__Task to complete__.
Each line from the start of the records through the line containing "import plotly.graph_objects as go" is to be transcribed exactly, and no other line is to be included.

##### Exercise data #####

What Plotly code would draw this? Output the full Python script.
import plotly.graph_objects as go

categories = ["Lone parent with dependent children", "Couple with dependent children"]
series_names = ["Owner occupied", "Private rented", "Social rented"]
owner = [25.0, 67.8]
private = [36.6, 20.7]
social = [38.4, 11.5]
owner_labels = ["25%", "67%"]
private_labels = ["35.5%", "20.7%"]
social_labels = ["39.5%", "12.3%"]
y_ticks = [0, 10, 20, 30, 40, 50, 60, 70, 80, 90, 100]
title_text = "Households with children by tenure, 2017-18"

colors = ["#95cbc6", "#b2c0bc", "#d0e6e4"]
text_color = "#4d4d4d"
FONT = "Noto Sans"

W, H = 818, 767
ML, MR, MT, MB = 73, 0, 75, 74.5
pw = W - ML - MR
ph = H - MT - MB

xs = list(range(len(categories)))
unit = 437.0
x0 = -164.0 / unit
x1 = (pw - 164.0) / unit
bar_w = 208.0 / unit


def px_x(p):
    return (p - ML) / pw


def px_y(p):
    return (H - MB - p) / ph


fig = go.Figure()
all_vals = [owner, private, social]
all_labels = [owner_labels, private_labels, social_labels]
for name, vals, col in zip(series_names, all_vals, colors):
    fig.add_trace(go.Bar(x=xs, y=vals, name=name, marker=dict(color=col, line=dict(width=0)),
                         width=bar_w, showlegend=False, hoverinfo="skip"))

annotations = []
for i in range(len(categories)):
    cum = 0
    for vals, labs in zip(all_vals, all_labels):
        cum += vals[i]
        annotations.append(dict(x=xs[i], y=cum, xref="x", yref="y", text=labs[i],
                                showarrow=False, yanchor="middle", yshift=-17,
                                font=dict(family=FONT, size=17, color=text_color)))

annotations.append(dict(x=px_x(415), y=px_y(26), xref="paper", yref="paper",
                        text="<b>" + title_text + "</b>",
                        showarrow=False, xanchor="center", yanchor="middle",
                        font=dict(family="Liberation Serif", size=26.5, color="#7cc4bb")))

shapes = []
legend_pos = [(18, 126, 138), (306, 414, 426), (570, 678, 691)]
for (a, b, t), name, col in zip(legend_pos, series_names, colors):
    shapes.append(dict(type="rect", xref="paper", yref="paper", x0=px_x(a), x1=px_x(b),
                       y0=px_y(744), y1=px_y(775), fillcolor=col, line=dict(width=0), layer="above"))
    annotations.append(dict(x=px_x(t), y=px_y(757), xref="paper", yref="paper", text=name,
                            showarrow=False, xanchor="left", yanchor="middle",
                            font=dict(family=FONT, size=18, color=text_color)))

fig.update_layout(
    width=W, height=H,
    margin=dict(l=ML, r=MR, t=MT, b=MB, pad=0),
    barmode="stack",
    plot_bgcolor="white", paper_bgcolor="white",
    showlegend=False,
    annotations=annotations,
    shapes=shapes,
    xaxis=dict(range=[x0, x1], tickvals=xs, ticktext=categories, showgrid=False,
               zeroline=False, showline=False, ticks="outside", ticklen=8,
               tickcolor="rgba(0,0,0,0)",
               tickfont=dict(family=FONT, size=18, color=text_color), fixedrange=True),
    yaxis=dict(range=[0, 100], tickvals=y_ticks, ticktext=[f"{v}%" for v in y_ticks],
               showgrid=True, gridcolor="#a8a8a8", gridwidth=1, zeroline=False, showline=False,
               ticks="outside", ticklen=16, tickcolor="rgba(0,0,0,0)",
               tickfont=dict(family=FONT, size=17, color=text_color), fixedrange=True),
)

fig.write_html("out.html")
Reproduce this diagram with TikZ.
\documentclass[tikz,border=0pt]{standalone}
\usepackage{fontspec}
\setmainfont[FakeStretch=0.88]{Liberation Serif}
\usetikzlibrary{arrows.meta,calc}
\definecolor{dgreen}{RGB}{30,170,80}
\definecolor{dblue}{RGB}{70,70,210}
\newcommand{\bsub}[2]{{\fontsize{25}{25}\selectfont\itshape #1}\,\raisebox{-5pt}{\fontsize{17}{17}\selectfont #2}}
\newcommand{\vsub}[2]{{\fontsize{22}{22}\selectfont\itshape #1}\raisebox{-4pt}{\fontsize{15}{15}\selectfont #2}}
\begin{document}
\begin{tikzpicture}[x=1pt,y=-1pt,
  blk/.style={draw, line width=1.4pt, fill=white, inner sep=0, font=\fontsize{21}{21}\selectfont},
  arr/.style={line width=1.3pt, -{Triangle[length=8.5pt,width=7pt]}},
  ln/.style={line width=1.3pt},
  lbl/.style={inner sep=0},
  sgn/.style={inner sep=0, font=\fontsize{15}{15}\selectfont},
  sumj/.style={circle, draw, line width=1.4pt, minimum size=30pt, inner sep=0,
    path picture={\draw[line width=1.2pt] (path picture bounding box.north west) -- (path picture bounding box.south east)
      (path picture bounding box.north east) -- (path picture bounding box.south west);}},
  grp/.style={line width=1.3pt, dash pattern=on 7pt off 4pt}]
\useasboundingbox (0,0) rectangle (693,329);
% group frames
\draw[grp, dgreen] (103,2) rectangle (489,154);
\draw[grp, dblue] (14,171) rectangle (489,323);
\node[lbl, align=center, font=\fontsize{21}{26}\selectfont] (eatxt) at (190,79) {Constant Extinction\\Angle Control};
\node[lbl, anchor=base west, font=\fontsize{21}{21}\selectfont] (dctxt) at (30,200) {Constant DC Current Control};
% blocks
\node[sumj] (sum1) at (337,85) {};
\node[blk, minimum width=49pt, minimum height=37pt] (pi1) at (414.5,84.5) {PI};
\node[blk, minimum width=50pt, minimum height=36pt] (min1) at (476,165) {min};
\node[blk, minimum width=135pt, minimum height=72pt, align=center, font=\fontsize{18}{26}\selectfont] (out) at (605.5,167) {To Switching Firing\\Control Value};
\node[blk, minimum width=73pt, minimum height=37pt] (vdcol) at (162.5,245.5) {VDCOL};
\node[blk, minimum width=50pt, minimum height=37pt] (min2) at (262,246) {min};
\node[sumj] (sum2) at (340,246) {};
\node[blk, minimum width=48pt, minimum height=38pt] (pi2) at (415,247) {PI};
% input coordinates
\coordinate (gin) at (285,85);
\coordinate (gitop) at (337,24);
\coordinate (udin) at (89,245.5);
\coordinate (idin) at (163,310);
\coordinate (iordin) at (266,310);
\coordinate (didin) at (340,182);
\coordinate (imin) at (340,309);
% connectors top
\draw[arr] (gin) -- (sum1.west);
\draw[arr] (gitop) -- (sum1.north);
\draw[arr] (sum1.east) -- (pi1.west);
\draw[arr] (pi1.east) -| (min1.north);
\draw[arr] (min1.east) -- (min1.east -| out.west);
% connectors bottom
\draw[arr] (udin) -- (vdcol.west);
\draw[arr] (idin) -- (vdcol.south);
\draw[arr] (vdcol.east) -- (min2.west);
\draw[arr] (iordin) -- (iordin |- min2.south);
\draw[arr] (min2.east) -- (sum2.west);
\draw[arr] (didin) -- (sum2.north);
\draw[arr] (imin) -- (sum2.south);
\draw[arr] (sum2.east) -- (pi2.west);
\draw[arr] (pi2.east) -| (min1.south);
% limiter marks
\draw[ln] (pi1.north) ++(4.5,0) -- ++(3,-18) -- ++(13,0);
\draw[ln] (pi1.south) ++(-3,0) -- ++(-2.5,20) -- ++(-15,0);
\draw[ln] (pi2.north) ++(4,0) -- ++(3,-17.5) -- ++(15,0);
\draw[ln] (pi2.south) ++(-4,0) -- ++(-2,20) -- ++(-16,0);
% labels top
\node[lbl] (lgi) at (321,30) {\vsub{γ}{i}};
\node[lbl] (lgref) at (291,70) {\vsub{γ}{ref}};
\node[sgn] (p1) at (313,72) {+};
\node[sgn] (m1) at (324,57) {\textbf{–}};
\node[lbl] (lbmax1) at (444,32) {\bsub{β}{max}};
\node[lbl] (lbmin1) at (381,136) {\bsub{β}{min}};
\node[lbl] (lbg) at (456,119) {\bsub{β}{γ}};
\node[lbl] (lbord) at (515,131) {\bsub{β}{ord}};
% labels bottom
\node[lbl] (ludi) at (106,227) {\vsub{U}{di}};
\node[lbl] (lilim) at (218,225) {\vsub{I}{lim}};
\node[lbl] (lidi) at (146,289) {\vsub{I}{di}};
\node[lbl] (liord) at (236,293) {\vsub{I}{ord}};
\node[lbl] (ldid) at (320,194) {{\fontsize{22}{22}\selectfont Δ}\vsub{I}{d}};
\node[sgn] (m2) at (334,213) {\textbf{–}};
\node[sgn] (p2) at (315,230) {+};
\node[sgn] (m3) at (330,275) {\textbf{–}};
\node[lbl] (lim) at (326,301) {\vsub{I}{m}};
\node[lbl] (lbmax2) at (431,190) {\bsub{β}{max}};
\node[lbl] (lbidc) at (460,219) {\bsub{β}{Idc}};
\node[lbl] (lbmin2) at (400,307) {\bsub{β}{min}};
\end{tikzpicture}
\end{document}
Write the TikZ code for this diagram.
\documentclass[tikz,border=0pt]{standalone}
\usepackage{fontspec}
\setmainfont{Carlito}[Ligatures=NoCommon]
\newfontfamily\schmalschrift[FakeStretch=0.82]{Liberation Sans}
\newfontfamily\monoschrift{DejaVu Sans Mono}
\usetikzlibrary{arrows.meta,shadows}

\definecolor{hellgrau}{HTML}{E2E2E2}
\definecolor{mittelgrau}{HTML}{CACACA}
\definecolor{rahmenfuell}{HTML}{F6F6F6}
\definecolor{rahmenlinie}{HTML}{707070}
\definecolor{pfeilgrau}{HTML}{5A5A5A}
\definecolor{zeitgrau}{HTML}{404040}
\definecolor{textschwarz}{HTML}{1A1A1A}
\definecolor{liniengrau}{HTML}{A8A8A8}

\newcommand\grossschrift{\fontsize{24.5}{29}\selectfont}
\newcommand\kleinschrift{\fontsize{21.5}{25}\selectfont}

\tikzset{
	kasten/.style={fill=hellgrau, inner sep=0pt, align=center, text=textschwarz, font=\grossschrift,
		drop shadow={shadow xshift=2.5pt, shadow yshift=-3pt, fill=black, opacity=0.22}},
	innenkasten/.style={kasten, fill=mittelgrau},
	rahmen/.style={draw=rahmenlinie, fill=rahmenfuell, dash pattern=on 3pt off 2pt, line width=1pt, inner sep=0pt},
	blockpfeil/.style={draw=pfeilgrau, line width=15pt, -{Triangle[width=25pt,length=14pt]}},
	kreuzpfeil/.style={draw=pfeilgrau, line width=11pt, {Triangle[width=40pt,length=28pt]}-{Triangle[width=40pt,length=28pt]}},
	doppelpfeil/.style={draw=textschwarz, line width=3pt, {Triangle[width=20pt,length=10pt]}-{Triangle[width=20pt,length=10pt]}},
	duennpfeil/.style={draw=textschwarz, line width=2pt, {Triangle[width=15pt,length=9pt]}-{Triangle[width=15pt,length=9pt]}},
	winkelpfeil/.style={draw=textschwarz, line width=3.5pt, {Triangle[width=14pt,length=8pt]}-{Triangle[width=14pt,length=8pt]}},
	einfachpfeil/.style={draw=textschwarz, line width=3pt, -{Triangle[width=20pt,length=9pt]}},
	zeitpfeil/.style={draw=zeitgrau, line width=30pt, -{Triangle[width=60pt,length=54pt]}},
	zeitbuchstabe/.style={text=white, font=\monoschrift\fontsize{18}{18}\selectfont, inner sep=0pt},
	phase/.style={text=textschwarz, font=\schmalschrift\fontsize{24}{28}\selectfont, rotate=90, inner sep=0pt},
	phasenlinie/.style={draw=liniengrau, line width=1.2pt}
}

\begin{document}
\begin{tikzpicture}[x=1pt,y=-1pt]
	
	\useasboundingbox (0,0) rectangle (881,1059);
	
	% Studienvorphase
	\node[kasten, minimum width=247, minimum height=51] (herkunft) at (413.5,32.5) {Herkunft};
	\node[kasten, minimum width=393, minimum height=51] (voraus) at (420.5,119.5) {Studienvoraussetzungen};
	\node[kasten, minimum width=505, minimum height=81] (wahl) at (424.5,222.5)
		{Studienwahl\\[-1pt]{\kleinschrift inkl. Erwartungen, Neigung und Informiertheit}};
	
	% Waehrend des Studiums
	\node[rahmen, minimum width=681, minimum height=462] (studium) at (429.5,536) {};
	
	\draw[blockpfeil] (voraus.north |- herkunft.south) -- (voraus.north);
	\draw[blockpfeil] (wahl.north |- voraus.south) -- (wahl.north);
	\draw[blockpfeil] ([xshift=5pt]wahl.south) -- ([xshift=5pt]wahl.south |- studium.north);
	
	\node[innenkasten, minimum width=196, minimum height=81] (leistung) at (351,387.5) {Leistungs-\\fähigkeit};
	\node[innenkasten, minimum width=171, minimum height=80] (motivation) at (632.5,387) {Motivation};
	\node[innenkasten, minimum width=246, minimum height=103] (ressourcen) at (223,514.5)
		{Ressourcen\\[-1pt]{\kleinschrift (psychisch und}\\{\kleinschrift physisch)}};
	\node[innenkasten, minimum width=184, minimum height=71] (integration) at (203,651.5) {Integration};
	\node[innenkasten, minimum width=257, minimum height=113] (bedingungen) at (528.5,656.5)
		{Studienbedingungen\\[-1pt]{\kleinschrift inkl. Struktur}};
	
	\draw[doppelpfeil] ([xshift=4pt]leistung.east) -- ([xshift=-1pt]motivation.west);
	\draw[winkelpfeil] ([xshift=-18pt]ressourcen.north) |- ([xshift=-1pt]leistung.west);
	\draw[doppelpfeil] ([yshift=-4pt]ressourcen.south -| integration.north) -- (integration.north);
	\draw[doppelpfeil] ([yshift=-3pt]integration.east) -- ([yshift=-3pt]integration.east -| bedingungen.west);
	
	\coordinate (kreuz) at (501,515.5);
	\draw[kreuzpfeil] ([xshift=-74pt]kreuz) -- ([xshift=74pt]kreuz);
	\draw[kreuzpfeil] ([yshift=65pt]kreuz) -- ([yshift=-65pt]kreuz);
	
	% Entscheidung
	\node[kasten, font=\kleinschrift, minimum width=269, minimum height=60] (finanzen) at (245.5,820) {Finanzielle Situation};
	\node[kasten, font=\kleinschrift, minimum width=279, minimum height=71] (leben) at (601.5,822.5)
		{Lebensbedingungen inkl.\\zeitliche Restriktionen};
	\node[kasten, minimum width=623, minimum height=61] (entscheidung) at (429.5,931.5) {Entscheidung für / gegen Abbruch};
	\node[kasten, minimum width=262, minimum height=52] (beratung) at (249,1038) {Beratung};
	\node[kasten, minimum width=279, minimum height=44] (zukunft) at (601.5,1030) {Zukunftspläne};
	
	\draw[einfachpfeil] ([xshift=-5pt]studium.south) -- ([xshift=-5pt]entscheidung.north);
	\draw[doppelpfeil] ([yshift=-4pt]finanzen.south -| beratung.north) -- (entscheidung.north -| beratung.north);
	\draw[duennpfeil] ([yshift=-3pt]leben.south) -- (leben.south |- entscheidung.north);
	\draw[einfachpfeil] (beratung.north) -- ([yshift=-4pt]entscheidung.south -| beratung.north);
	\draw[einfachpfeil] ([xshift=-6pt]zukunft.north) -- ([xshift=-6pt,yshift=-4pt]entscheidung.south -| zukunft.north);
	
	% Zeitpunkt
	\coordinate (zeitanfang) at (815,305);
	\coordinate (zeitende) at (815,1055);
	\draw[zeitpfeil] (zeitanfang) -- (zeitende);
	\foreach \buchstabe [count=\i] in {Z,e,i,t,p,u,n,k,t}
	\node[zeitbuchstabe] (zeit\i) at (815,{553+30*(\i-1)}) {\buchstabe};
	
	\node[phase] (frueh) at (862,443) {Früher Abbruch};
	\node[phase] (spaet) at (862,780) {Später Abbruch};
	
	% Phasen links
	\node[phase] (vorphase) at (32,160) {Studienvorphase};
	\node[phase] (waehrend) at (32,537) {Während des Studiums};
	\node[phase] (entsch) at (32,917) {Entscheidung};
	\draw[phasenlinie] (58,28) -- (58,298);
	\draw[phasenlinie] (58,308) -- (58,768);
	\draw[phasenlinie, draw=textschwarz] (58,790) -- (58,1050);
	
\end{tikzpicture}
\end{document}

#####

__Exercise answer__.
What Plotly code would draw this? Output the full Python script.
import plotly.graph_objects as go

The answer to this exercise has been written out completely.